### What to work on
Retype exactly what runs from the first line of the data to the line with "ax = fig.add_axes([92/635, 75/491, 1", keeping both of those lines and skipping pictures.

### Source data
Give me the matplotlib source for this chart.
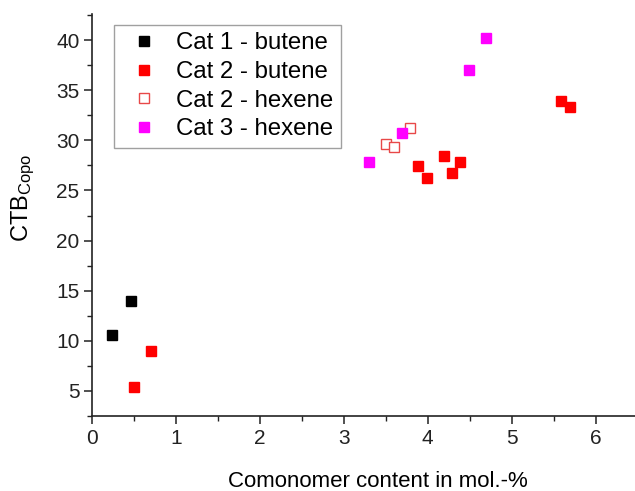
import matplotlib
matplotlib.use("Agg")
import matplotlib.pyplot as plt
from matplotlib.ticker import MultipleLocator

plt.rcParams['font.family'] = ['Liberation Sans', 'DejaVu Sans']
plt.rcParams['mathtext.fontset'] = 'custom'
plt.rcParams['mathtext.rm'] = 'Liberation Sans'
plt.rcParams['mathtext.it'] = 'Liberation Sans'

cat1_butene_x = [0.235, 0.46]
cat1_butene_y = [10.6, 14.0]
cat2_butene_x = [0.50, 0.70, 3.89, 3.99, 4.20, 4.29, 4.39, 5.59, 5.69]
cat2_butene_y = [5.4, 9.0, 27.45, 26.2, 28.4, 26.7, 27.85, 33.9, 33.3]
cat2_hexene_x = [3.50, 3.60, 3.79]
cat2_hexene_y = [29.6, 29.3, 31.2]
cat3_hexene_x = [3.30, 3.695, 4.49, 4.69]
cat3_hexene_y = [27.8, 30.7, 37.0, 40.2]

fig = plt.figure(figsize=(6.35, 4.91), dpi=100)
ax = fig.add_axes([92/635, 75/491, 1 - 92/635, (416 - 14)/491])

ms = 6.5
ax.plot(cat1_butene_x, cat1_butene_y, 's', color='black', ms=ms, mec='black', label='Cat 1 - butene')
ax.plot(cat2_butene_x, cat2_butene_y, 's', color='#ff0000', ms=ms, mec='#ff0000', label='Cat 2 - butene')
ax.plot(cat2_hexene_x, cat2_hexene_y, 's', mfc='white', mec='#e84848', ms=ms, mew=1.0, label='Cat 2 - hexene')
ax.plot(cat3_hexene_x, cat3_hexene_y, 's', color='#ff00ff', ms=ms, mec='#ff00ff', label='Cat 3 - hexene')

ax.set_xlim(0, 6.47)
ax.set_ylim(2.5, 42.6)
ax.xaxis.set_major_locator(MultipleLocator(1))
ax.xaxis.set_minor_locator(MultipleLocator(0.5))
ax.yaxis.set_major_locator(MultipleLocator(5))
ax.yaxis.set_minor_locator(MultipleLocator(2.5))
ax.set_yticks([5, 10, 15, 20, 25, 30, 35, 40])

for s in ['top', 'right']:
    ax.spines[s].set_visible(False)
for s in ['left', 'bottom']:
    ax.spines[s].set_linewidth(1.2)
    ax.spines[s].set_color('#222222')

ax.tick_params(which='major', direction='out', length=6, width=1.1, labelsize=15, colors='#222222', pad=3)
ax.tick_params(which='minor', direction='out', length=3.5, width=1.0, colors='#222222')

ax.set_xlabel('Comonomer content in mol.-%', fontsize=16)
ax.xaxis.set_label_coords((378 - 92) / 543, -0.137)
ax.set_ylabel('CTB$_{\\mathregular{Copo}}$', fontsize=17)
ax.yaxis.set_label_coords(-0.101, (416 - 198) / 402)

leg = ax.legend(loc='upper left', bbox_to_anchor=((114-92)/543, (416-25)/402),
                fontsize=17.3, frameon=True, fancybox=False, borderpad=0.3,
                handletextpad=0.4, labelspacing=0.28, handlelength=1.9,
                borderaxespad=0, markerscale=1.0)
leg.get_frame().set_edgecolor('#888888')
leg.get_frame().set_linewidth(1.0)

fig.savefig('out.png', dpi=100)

### Correct answer
Give me the matplotlib source for this chart.
import matplotlib
matplotlib.use("Agg")
import matplotlib.pyplot as plt
from matplotlib.ticker import MultipleLocator

plt.rcParams['font.family'] = ['Liberation Sans', 'DejaVu Sans']
plt.rcParams['mathtext.fontset'] = 'custom'
plt.rcParams['mathtext.rm'] = 'Liberation Sans'
plt.rcParams['mathtext.it'] = 'Liberation Sans'

cat1_butene_x = [0.235, 0.46]
cat1_butene_y = [10.6, 14.0]
cat2_butene_x = [0.50, 0.70, 3.89, 3.99, 4.20, 4.29, 4.39, 5.59, 5.69]
cat2_butene_y = [5.4, 9.0, 27.45, 26.2, 28.4, 26.7, 27.85, 33.9, 33.3]
cat2_hexene_x = [3.50, 3.60, 3.79]
cat2_hexene_y = [29.6, 29.3, 31.2]
cat3_hexene_x = [3.30, 3.695, 4.49, 4.69]
cat3_hexene_y = [27.8, 30.7, 37.0, 40.2]

fig = plt.figure(figsize=(6.35, 4.91), dpi=100)
ax = fig.add_axes([92/635, 75/491, 1 - 92/635, (416 - 14)/491])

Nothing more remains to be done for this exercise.